> _DATASET EXCERPTS_
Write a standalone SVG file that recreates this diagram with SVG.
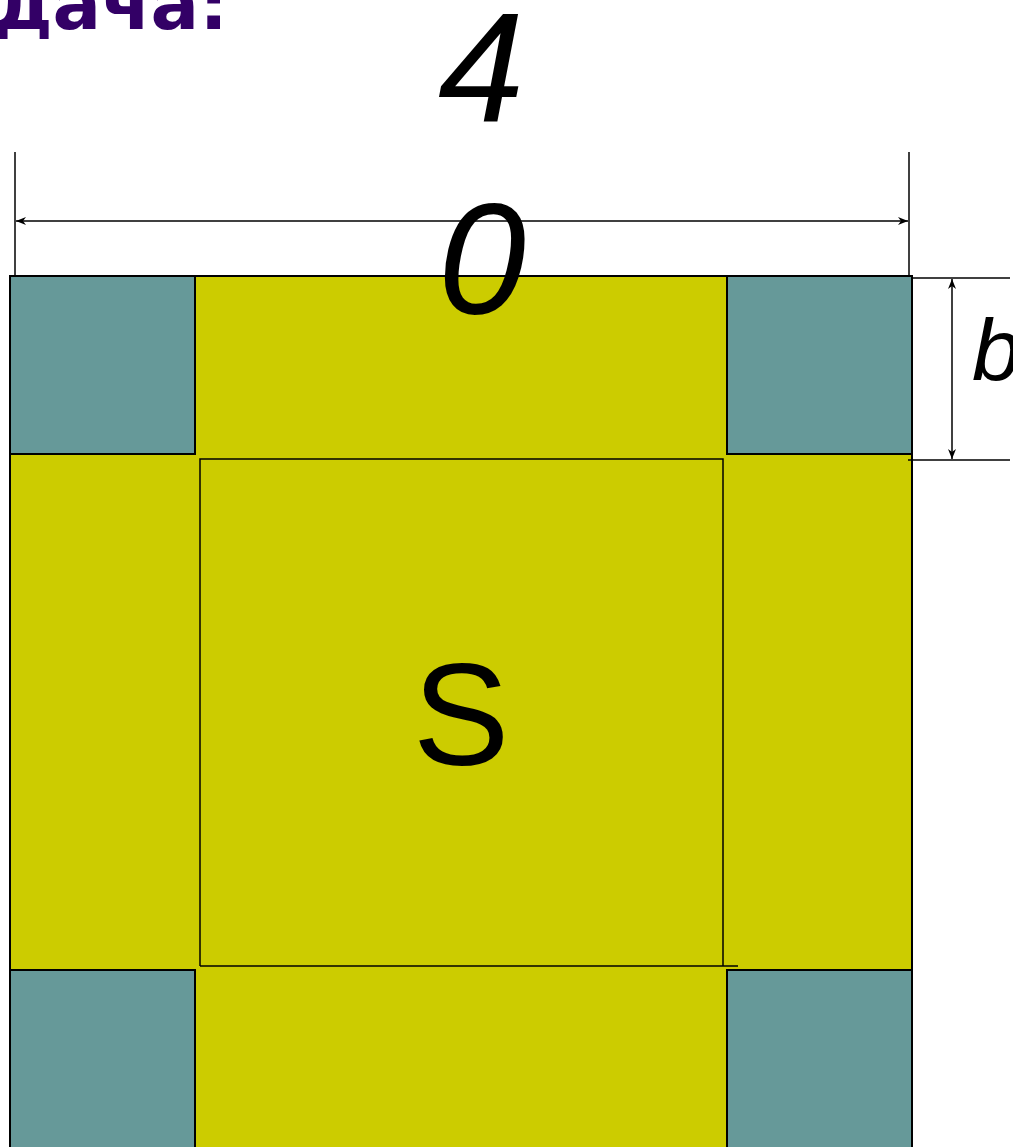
<svg xmlns="http://www.w3.org/2000/svg" width="1013" height="1147" viewBox="0 0 1013 1147">
<style>
.ln{stroke:#000;fill:none;stroke-width:1.5}
.teal{fill:#669999;stroke:#000;stroke-width:2}
.it{font-family:"Liberation Sans",Arial,sans-serif;font-style:italic;fill:#000}
</style>
<defs>
<marker id="ah" viewBox="0 0 10 10" refX="10" refY="5" markerWidth="10" markerHeight="10" markerUnits="userSpaceOnUse" orient="auto-start-reverse">
<path d="M0,1 L10,5 L0,9 L3,5 Z" fill="#000"/>
</marker>
</defs>
<rect width="1013" height="1147" fill="#fff"/>
<text x="228" y="29" text-anchor="end" font-family="DejaVu Sans,Verdana,sans-serif" font-weight="bold" font-size="72" fill="#330066">Задача:</text>
<g id="outer"><rect x="10" y="276" width="902" height="900" fill="#CCCC00" stroke="#000" stroke-width="2"/></g>
<g id="corner-tl"><rect class="teal" x="10" y="276" width="185" height="178"/></g>
<g id="corner-tr"><rect class="teal" x="727" y="276" width="185" height="178"/></g>
<g id="corner-bl"><rect class="teal" x="10" y="970" width="185" height="200"/></g>
<g id="corner-br"><rect class="teal" x="727" y="970" width="185" height="200"/></g>
<g id="inner">
<path class="ln" d="M200,966 V459 H723 V966"/>
<path class="ln" d="M200,966 H738"/>
<text x="461" y="765" text-anchor="middle" font-family="Liberation Sans,Arial,sans-serif" font-size="145" fill="#000">S</text>
</g>
<g id="connectors">
<path class="ln" d="M15,152 V276"/>
<path class="ln" d="M909,152 V276"/>
<path class="ln" d="M16,221 H908" marker-start="url(#ah)" marker-end="url(#ah)"/>
<path class="ln" d="M912,278 H1010"/>
<path class="ln" d="M908,460 H1010"/>
<path class="ln" d="M952,279 V459" marker-start="url(#ah)" marker-end="url(#ah)"/>
</g>
<g id="labels">
<text class="it" x="481" y="121" text-anchor="middle" font-size="155">4</text>
<text class="it" x="482" y="313" text-anchor="middle" font-size="158">0</text>
<text class="it" x="972" y="380" font-size="88">b</text>
</g>
</svg>
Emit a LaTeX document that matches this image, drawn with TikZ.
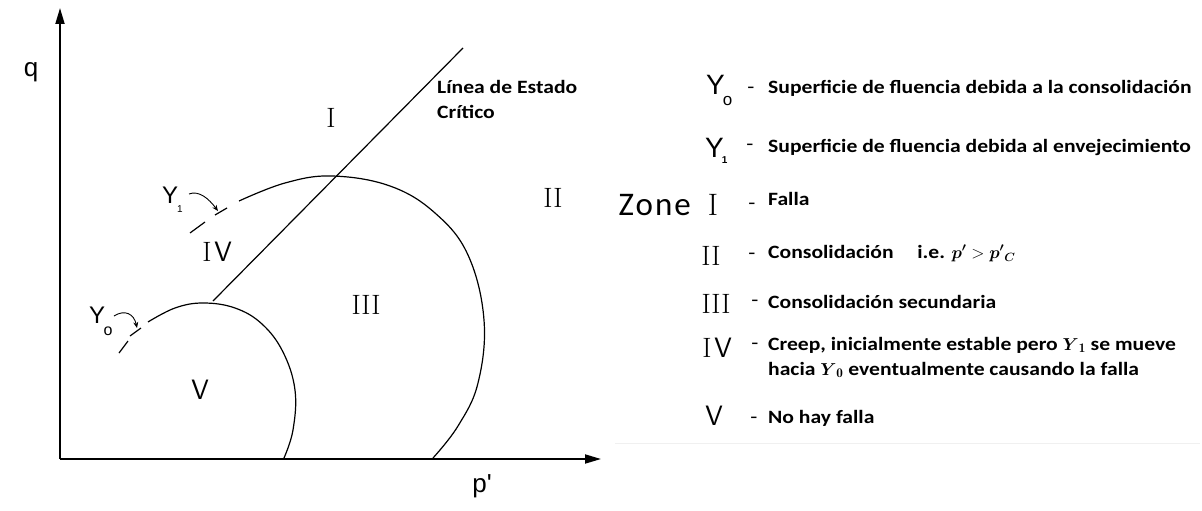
\documentclass[tikz,border=0pt]{standalone}
\usepackage{amsmath}
\usepackage{fontspec}
\newfontfamily\carl[FakeStretch=1.15]{Carlito}
\newfontfamily\lsans{Liberation Sans}
\newfontfamily\zonefont[LetterSpace=6]{Carlito}
\usetikzlibrary{arrows.meta}
\tikzset{
  axisline/.style={line width=1.8pt, -{Triangle[length=16pt,width=9pt]}},
  curveline/.style={line width=1.2pt},
  tickline/.style={line width=1.2pt},
  ptr/.style={line width=0.9pt, -{Stealth[length=6pt,width=5pt]}},
  roman/.style={font=\fontsize{28}{30}\selectfont\rmfamily, inner sep=0pt},
  sansnum/.style={font=\fontsize{28}{30}\selectfont\sffamily, inner sep=0pt},
  lbl/.style={font=\fontsize{26}{28}\selectfont\lsans, inner sep=0pt},
  ylbl/.style={font=\fontsize{24}{26}\selectfont\lsans, inner sep=0pt},
  bigy/.style={font=\fontsize{28}{30}\selectfont\lsans, inner sep=0pt, anchor=base west},
  legtxt/.style={font=\fontsize{18.8}{22}\selectfont\carl\bfseries, inner sep=0pt, anchor=base west},
  legdash/.style={font=\fontsize{20}{22}\selectfont\carl, inner sep=0pt, anchor=base},
}
\begin{document}
\begin{tikzpicture}[x=1pt,y=-1pt]
\useasboundingbox (0,0) rectangle (1202,511);
% axes
\coordinate (O) at (60,459);
\coordinate (ytip) at (60,8);
\coordinate (xtip) at (601,459);
\draw[axisline] (O) -- (ytip);
\draw[axisline] (O) -- (xtip);
\node[lbl] (q) at (31,72) {q};
\node[lbl] (p) at (482,486) {p'};
% critical state line
\coordinate (c1) at (213,301);
\coordinate (c2) at (463,48);
\draw[curveline] (c1) -- (c2);
\node[legtxt] (csl1) at (437,93) {Línea de Estado};
\node[legtxt] (csl2) at (437,118) {Crítico};
% yield curves
\draw[curveline] plot[smooth, tension=0.65] coordinates {(239,201) (285,183) (332,176) (390,186) (435,213) (468,255) (484,320) (478,383) (458,426) (433,458)};
\draw[curveline] plot[smooth, tension=0.65] coordinates {(148,322) (175,308) (203,303) (235,308) (262,324) (283,352) (295,390) (293,430) (284,458)};
% dashed continuations
\draw[tickline] (215,215) -- (227,208);
\draw[tickline] (190,233) -- (205,222);
\draw[tickline] (130,336) -- (141,328);
\draw[tickline] (119,353) -- (128,341);
% Y labels in plot
\node[ylbl, anchor=base west] (y1p) at (162,203) {Y\kern-1pt\raisebox{-9pt}{\fontsize{10}{10}\selectfont 1}};
\node[ylbl, anchor=base west] (y0p) at (89,323) {Y\kern-1.5pt\raisebox{-12pt}{\fontsize{16}{16}\selectfont o}};
\coordinate (a1s) at (189,194);
\coordinate (a1e) at (218,211);
\draw[ptr] (a1s) .. controls (199,190) and (209,199) .. (a1e);
\coordinate (a0s) at (114,316);
\coordinate (a0e) at (137,328);
\draw[ptr] (a0s) .. controls (125,309) and (134,314) .. (a0e);
% zone labels in plot
\node[roman] (zI) at (331,118) {I};
\node[roman] (zII) at (553,198) {II};
\node[roman] (zIII) at (366,305) {III};
\node[roman] (zIV) at (207,252) {I};
\node[sansnum] (zIVb) at (223,252) {V};
\node[sansnum] (zV) at (200,390) {V};
% legend
\node[bigy] (lY0) at (706,95) {Y\kern-2pt\raisebox{-10pt}{\fontsize{17}{17}\selectfont o}};
\node[legdash] (d1) at (751,93) {-};
\node[legtxt] (t1) at (768,93) {Superficie de fluencia debida a la consolidación};
\node[bigy] (lY1) at (705,157) {Y\kern-2pt\raisebox{-6pt}{\fontsize{10}{10}\selectfont\bfseries 1}};
\node[legdash] (d2) at (750,150) {-};
\node[legtxt] (t2) at (768,152) {Superficie de fluencia debida al envejecimiento};
\node[font=\fontsize{33}{34}\selectfont\zonefont, inner sep=0pt, anchor=base east] (zone) at (691,215) {Zone};
\node[roman, anchor=base, font=\fontsize{31}{32}\selectfont\rmfamily] (lI) at (713,215) {I};
\node[legdash] (d3) at (752,209) {-};
\node[legtxt] (t3) at (768,205) {Falla};
\node[roman, anchor=base] (lII) at (711,265) {II};
\node[legdash] (d4) at (752,259) {-};
\node[legtxt] (t4) at (768,258) {Consolidación\quad\ i.e. $\boldsymbol{p'} > \boldsymbol{p'}_{\boldsymbol{C}}$};
\node[roman, anchor=base] (lIII) at (716,313) {III};
\node[legdash] (d5) at (755,306) {-};
\node[legtxt] (t5) at (768,308) {Consolidación secundaria};
\node[roman, anchor=base] (lIVa) at (707,357) {I};
\node[sansnum, anchor=base] (lIVb) at (723,357) {V};
\node[legdash] (d6) at (755,349) {-};
\node[legtxt] (t6) at (768,350) {Creep, inicialmente estable pero $\boldsymbol{Y}_{\mathbf{1}}$ se mueve};
\node[legtxt] (t7) at (768,375) {hacia $\boldsymbol{Y}_{\mathbf{0}}$ eventualmente causando la falla};
\node[sansnum, anchor=base] (lV) at (714,425) {V};
\node[legdash] (d8) at (754,423) {-};
\node[legtxt] (t8) at (768,423) {No hay falla};
\draw[gray!12] (615,443) -- (1200,443);
\end{tikzpicture}
\end{document}
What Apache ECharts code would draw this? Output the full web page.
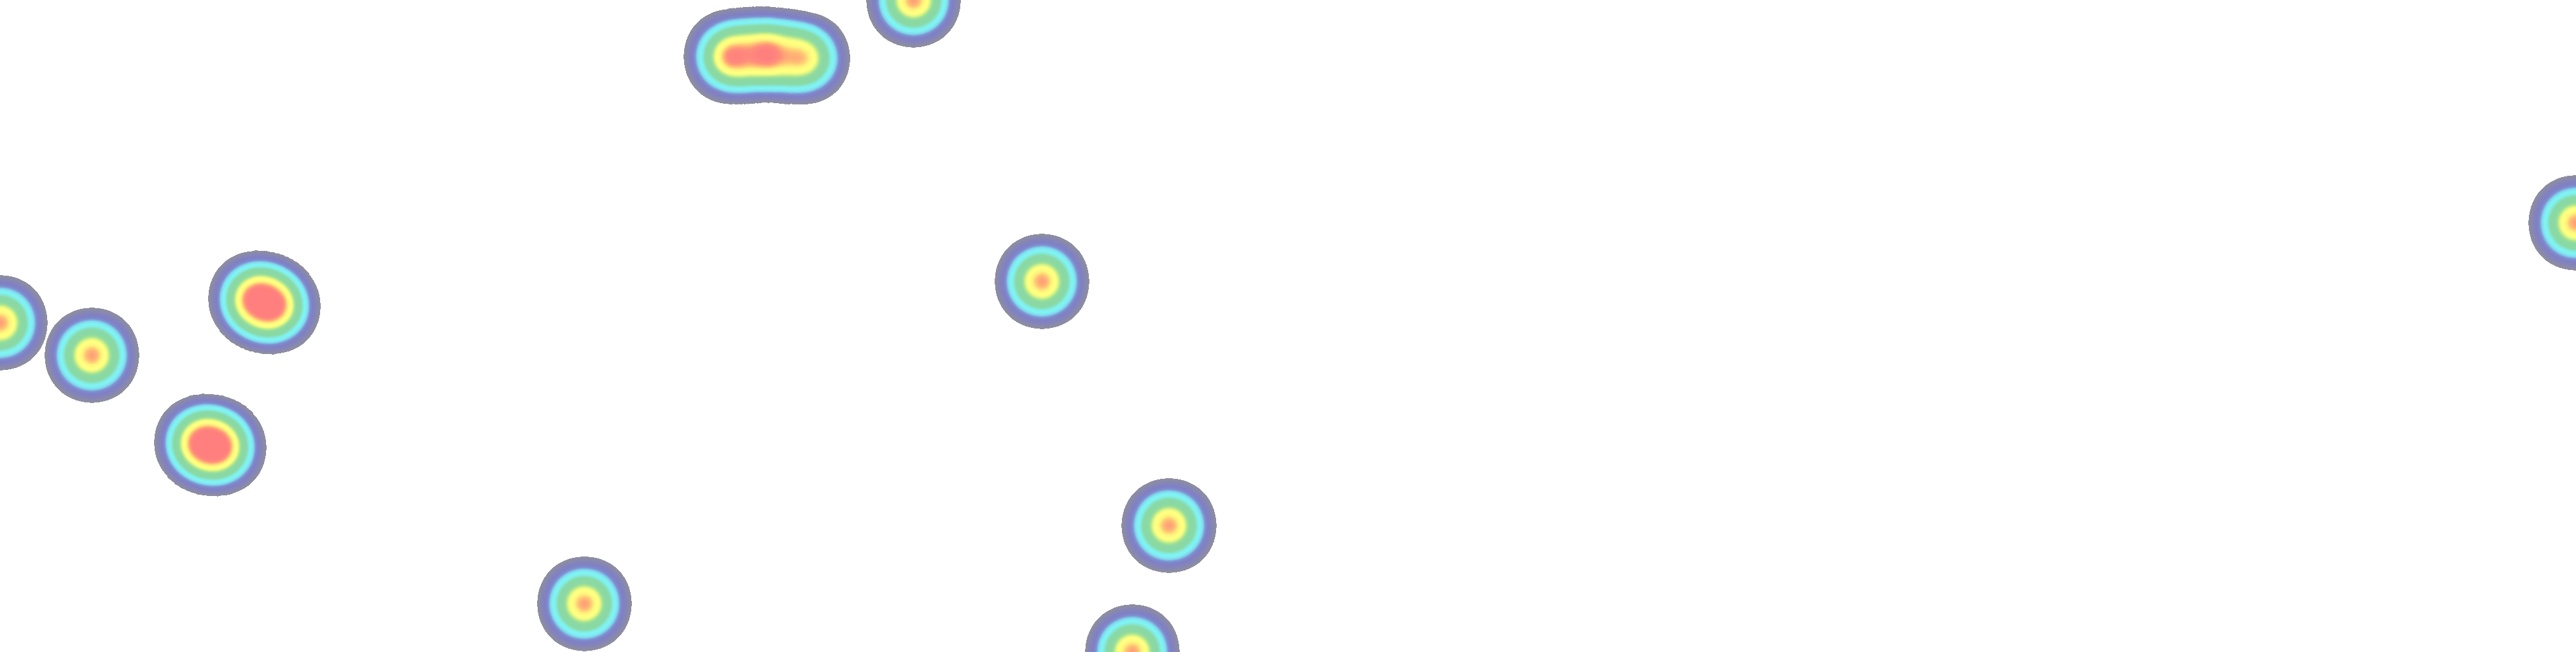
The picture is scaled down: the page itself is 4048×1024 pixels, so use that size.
<!DOCTYPE html>
<html>
<head>
<meta charset="utf-8">
<style>
html,body{margin:0;padding:0;background:#fff;}
#chart{width:4048px;height:1024px;}
</style>
<script src="https://cdn.jsdelivr.net/npm/echarts@6/dist/echarts.min.js"></script>
</head>
<body>
<div id="chart"></div>
<script>
// Point positions (x: 0-100 left→right, y: 0-100 bottom→top), intensities and drawing layer
const pointX = [28.38, 29.77, 31.20, 35.47, 0.00, 3.56, 9.91, 10.62, 7.81, 8.50, 40.44, 45.38, 22.68, 43.95, 100.00];
const pointY = [91.31, 91.70, 91.11, 100.00, 50.49, 45.51, 54.20, 53.03, 32.13, 31.35, 56.84, 19.43, 7.42, 0.00, 65.82];
const pointValue = [10, 10, 9, 10, 10, 10, 10, 10, 10, 10, 10, 10, 10, 10, 10];
const pointLayer = [0, 0, 0, 0, 0, 1, 0, 0, 0, 0, 0, 0, 0, 0, 0];

const rampColors = [
  '#8f8f9d', '#8f8f9d', '#8585b8', '#7f7fc6', '#7f8fd0', '#80d8ee', '#80f2f2', '#80f2f2',
  '#84e6cc', '#8ad8a4', '#8ad8a4', '#8ad8a4', '#8edaa0', '#a8e490', '#d8f488', '#ffff80',
  '#ffff80', '#fff07c', '#ffc074', '#ff8f7a', '#ff7f7f', '#ff7f7f', '#ff7f7f', '#ff7f7f',
  '#ff7f7f', '#ff7f7f'
];

const layers = [0, 1].map(l =>
  pointX.map((x, i) => [x, pointY[i], pointValue[i], pointLayer[i]]).filter(d => d[3] === l).map(d => d.slice(0, 3))
);

echarts.registerMap('blank', {
  type: 'FeatureCollection',
  features: [{
    type: 'Feature', properties: { name: 'area' },
    geometry: { type: 'Polygon', coordinates: [[[0, 0], [100, 0], [100, 100], [0, 100], [0, 0]]] }
  }]
});

const chart = echarts.init(document.getElementById('chart'), null, { renderer: 'canvas' });
chart.setOption({
  backgroundColor: '#fff',
  animation: false,
  geo: {
    map: 'blank',
    left: 0, right: 0, top: 0, bottom: 0,
    boundingCoords: [[0, 100], [100, 0]],
    silent: true,
    label: { show: false },
    itemStyle: { areaColor: 'rgba(0,0,0,0)', borderColor: 'rgba(0,0,0,0)', borderWidth: 0 },
    emphasis: { disabled: true }
  },
  visualMap: {
    show: false,
    type: 'continuous',
    min: 0,
    max: 10,
    range: [0.43, 10],
    seriesIndex: [0, 1],
    inRange: { color: rampColors },
    outOfRange: { color: 'rgba(0,0,0,0)' }
  },
  series: layers.map(d => ({
    type: 'heatmap',
    coordinateSystem: 'geo',
    data: d,
    pointSize: 40,
    blurSize: 50,
    minOpacity: 1,
    maxOpacity: 1
  }))
});
</script>
</body>
</html>
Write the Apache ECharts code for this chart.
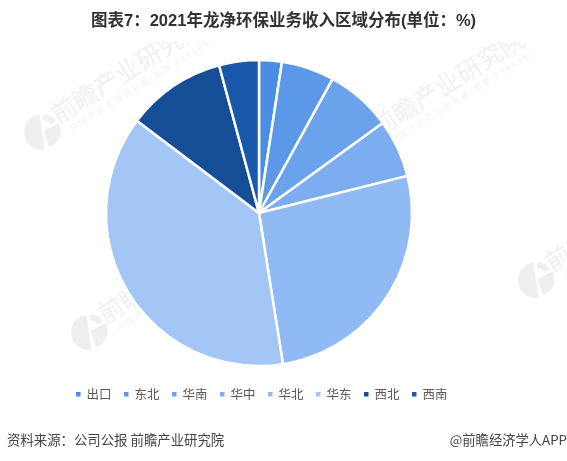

> _REQUIRED WORK_
Using the material above, count the lines containing the word "code". Reply with the number alone.

> _WRITTEN REPLY_
2